The real trick with any durational art — video or performance — is holding the audience’s attention. Sure, anyone will watch a 30-second Instagram video, a 2-minute-30-second movie trailer, and maybe, if you’re blessed, a 6-minute long mini-doc about a visionary local filmmaker. But an hour-long, non-narrative, three-channel video installation? Good luck.
And then there’s New York-based artist Michelle Handelman’s latest piece, Hustlers & Empires, commissioned by and on view at the San Francisco Museum of Modern Art, which doesn’t just hold the audience’s attention — it commands it.
Drawing from three very different sources — Iceberg Slim’s 1967 memoir Pimp, Federico Fellini’s 1968 short film Toby Dammit and Marguerite Duras’ 1984 autobiographical novel The Lover — Handelman layers fact, fiction and mesmerizing performances to create a compelling, fragmented, hallucinatory depiction of those living on society’s edges.
“We all know we live in a sound-bite culture and we’re all aware of people’s short attention spans, yet I’m compelled to make these pieces a certain way,” Handelman says of her commitment to longform video, talking with KQED Arts. “The way my projects are designed — through the use of repetition, sound and long takes that stare at you — there’s a structure built into them that, at best, is hypnotic.”
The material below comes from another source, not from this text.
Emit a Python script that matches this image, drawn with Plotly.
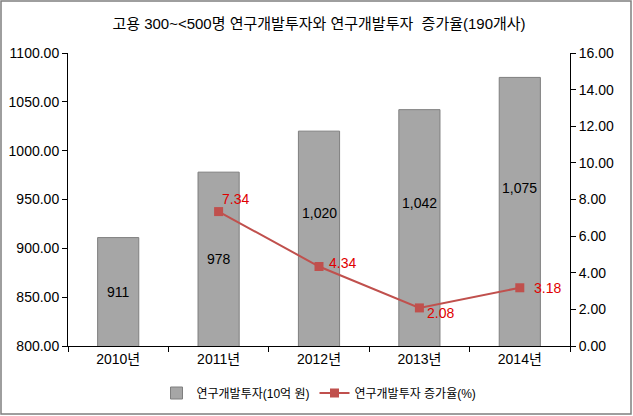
import plotly.graph_objects as go

years = ["2010년", "2011년", "2012년", "2013년", "2014년"]
investment = [911, 978, 1020, 1042, 1075]
growth_years = ["2011년", "2012년", "2013년", "2014년"]
growth = [7.34, 4.34, 2.08, 3.18]

title_text = "고용 300~<500명 연구개발투자와 연구개발투자  증가율(190개사)"
bar_name = "연구개발투자(10억 원)"
line_name = "연구개발투자 증가율(%)"

FONT = "Liberation Sans, Arial, Noto Sans CJK KR, sans-serif"
W, H = 633, 416
L, R, T, B = 68, 63, 53, 70
PW, PH = W - L - R, H - T - B

fig = go.Figure()
fig.add_trace(go.Bar(
    x=years, y=investment, name=bar_name,
    marker=dict(color="#A6A6A6", line=dict(color="#7F7F7F", width=1)),
    width=0.41, yaxis="y",
))
fig.add_trace(go.Scatter(
    x=growth_years, y=growth, name=line_name, yaxis="y2",
    mode="lines+markers",
    line=dict(color="#C0504D", width=2),
    marker=dict(symbol="square", size=9, color="#C0504D"),
))

# bar data labels (centred in bar, some nudged up)
label_shift = [0, 0, 26, 25, 24]
base = 800
for x, v, s in zip(years, investment, label_shift):
    fig.add_annotation(
        x=x, y=(v + base) / 2, yref="y", text=f"{v:,}", showarrow=False,
        yshift=s, font=dict(size=14, color="black", family=FONT),
    )

# line data labels
line_label_shift = [(1, 13), (8, 4), (6, -5), (12, 0)]
for x, v, (dx, dy) in zip(growth_years, growth, line_label_shift):
    fig.add_annotation(
        x=x, y=v, yref="y2", text=f"{v:.2f}", showarrow=False,
        xanchor="left", xshift=dx, yshift=dy,
        font=dict(size=14, color="#E00000", family=FONT),
    )

# outer border
fig.add_shape(
    type="rect", xref="paper", yref="paper",
    x0=(1 - L) / PW, x1=(631 - L) / PW,
    y0=(H - 414 - B) / PH, y1=(H - 1 - B) / PH,
    line=dict(color="#7F7F7F", width=1.5), fillcolor="rgba(0,0,0,0)",
)

fig.update_layout(
    width=W, height=H,
    margin=dict(l=L, r=R, t=T, b=B, autoexpand=False),
    paper_bgcolor="white", plot_bgcolor="white",
    font=dict(family=FONT, size=14, color="black"),
    title=dict(text=title_text, x=0.5, xref="paper", y=1 - 24 / H, yanchor="middle",
               font=dict(size=15, family=FONT, color="black")),
    showlegend=True,
    legend=dict(orientation="h", x=0.5, xanchor="center", y=-47 / PH, yanchor="middle",
                font=dict(size=12, family=FONT), itemwidth=30, tracegroupgap=0),
    xaxis=dict(
        showline=True, linecolor="black", linewidth=1, automargin=False,
        ticks="outside", ticklen=5, tickcolor="black", tickson="boundaries",
        showgrid=False, tickfont=dict(size=14), range=[-0.5, 4.5],
    ),
    yaxis=dict(
        range=[800, 1100], dtick=50, tickformat=".2f", automargin=False,
        showline=True, linecolor="black", linewidth=1,
        ticks="outside", ticklen=5, tickcolor="black",
        showgrid=False, zeroline=False, tickfont=dict(size=14),
    ),
    yaxis2=dict(
        range=[0, 16], dtick=2, tickformat=".2f", overlaying="y", side="right",
        showline=True, linecolor="black", linewidth=1, automargin=False,
        ticks="outside", ticklen=5, tickcolor="black",
        showgrid=False, zeroline=False, tickfont=dict(size=14),
    ),
)

fig.write_html(
    "out.html",
    config={"displayModeBar": False},
    post_script="document.body.style.margin='0';document.body.style.overflow='hidden';",
)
“Hypnotic” is the operative word here. In SFMOMA’s White Box gallery space, the three video channels project large onto adjacent walls, alternating focus between the three “hustlers,” played by artists, musicians and performers Shannon Funchess, John Kelly and Viva Ruiz. Filling the gallery floor below are portable stages, props from the video and light stands holding 2D replicas of video cameras. Other stands support T-shirts bearing the faces of young Terence Stamp (star of Toby Dammit), Duras and Slim.